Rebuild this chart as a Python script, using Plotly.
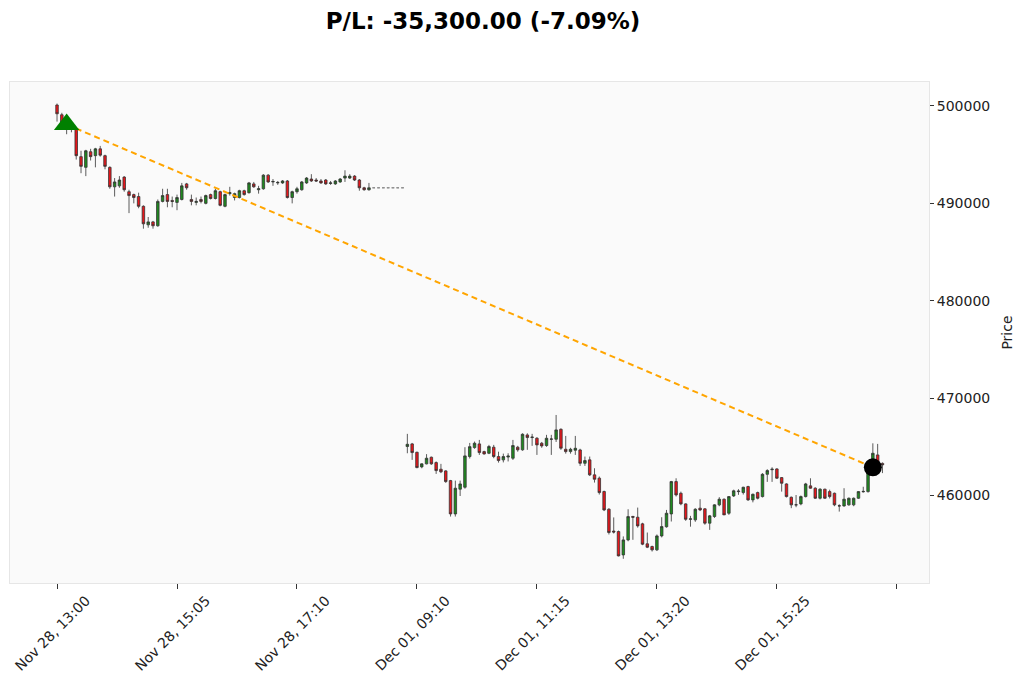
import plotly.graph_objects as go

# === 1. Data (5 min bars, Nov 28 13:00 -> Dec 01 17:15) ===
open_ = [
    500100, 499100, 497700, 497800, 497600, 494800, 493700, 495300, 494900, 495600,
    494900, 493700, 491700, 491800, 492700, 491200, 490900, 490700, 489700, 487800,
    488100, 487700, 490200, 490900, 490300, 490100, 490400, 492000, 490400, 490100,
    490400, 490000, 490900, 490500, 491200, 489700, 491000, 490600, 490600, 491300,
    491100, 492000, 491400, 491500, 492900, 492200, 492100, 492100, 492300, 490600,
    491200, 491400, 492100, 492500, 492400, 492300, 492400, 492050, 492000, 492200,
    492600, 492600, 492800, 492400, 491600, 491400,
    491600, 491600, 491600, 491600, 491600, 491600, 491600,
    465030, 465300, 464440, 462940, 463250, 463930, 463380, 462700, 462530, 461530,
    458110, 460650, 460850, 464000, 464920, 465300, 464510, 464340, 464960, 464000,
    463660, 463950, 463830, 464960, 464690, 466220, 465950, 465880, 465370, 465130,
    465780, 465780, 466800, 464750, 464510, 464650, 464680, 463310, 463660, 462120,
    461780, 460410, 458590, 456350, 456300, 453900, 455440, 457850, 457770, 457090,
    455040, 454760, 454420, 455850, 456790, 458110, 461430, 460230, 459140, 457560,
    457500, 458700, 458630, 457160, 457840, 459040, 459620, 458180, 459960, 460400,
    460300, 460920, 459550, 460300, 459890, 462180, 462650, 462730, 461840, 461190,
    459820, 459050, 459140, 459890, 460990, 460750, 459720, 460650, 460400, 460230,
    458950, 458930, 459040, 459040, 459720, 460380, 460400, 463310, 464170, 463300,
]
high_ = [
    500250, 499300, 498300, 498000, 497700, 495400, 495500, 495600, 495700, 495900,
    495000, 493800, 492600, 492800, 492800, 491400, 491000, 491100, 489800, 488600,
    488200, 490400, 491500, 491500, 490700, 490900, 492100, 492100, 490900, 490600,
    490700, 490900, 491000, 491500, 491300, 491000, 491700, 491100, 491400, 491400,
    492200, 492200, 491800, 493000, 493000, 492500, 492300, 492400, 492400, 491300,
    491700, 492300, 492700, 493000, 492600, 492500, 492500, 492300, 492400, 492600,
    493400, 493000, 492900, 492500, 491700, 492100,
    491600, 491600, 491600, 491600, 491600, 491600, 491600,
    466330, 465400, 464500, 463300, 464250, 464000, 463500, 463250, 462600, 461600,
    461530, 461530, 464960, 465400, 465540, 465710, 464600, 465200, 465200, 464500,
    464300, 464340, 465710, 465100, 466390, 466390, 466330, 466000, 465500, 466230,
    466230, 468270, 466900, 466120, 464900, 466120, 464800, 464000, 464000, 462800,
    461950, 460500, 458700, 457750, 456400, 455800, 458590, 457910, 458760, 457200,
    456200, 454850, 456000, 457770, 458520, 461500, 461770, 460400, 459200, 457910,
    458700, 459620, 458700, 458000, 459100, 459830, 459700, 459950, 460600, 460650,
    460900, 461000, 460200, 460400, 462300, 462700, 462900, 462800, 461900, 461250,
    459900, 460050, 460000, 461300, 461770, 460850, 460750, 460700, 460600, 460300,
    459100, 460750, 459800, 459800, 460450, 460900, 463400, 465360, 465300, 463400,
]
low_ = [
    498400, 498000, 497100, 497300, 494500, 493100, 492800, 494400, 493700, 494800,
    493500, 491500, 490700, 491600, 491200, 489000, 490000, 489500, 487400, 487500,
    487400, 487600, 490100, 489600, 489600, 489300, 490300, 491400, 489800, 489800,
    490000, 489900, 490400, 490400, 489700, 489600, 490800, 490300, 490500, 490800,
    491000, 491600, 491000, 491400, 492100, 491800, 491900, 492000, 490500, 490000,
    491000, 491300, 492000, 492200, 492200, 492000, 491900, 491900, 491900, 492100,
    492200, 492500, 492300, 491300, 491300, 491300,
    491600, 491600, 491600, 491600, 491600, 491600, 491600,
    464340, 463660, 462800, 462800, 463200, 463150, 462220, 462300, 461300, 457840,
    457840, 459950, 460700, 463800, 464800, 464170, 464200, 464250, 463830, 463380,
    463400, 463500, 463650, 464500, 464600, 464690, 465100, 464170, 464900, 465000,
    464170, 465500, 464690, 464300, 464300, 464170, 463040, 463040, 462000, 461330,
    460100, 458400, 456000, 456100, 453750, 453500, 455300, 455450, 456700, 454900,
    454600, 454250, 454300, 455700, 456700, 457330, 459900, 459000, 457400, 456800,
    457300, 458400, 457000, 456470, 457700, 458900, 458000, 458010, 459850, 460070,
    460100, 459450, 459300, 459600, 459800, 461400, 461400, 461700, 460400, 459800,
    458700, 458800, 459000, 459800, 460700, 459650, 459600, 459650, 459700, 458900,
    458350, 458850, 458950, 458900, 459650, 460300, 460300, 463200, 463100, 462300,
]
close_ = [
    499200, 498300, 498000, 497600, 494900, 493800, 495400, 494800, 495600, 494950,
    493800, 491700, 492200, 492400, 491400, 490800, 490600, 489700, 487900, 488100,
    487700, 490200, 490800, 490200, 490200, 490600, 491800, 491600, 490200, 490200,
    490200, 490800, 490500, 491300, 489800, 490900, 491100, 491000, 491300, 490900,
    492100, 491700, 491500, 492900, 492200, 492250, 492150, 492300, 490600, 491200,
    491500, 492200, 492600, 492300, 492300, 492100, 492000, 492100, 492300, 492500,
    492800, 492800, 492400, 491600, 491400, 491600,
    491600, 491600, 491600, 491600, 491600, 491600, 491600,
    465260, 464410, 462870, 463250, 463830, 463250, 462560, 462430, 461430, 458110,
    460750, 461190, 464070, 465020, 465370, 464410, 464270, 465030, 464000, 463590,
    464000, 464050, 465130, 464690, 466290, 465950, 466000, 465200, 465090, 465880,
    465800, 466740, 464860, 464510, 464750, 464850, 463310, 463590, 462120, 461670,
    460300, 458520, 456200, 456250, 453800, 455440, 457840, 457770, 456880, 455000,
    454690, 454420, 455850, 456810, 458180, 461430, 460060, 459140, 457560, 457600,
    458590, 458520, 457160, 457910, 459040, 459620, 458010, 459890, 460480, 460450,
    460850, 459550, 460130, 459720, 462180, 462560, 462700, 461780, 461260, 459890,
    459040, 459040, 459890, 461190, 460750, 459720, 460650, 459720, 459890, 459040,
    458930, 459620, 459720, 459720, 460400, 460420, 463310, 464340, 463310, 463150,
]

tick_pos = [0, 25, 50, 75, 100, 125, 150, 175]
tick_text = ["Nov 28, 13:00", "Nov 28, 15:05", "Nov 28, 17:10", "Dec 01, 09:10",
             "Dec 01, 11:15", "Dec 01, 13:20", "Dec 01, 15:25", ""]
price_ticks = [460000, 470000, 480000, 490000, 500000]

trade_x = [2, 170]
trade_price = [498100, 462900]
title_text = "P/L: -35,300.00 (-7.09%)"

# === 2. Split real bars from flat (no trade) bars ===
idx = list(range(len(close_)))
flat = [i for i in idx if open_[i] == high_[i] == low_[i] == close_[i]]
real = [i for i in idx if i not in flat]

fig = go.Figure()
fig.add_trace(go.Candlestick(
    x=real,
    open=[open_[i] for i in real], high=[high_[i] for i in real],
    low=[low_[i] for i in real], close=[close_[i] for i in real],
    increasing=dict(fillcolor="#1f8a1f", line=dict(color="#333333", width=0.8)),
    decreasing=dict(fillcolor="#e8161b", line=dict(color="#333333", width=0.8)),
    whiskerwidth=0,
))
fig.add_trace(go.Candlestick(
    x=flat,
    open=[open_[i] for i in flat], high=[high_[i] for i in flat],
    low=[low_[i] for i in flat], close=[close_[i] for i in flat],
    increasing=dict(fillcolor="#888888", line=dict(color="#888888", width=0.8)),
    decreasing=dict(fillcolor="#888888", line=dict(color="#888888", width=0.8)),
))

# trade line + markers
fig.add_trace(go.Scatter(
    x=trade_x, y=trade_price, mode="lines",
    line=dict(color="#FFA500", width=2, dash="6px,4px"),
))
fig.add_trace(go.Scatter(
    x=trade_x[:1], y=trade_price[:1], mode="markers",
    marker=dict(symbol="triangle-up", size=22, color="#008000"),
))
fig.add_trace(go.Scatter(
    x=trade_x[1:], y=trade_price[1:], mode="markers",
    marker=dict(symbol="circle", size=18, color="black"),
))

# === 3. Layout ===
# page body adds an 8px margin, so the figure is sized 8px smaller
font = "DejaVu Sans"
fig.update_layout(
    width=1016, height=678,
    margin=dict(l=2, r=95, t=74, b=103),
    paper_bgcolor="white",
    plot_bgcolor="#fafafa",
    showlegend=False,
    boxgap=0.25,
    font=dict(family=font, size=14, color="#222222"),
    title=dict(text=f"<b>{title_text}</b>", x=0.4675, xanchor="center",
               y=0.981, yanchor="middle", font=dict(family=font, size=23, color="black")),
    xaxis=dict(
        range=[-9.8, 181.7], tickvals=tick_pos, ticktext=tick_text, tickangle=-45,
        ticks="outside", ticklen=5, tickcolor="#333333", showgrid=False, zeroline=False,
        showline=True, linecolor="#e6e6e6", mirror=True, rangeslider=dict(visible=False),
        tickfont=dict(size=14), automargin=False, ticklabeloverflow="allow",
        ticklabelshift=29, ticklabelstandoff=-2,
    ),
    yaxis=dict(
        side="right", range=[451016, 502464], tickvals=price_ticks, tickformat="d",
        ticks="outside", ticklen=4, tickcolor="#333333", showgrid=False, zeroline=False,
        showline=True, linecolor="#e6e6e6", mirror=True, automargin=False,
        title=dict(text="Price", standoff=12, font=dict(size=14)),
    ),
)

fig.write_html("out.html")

+---+

→ What is required:
Restate the data word for word from its first line through the line with "import plotly.graph_objects as go", leaving out any picture along the way.

→ Result of the exercise:
Rebuild this chart as a Python script, using Plotly.
import plotly.graph_objects as go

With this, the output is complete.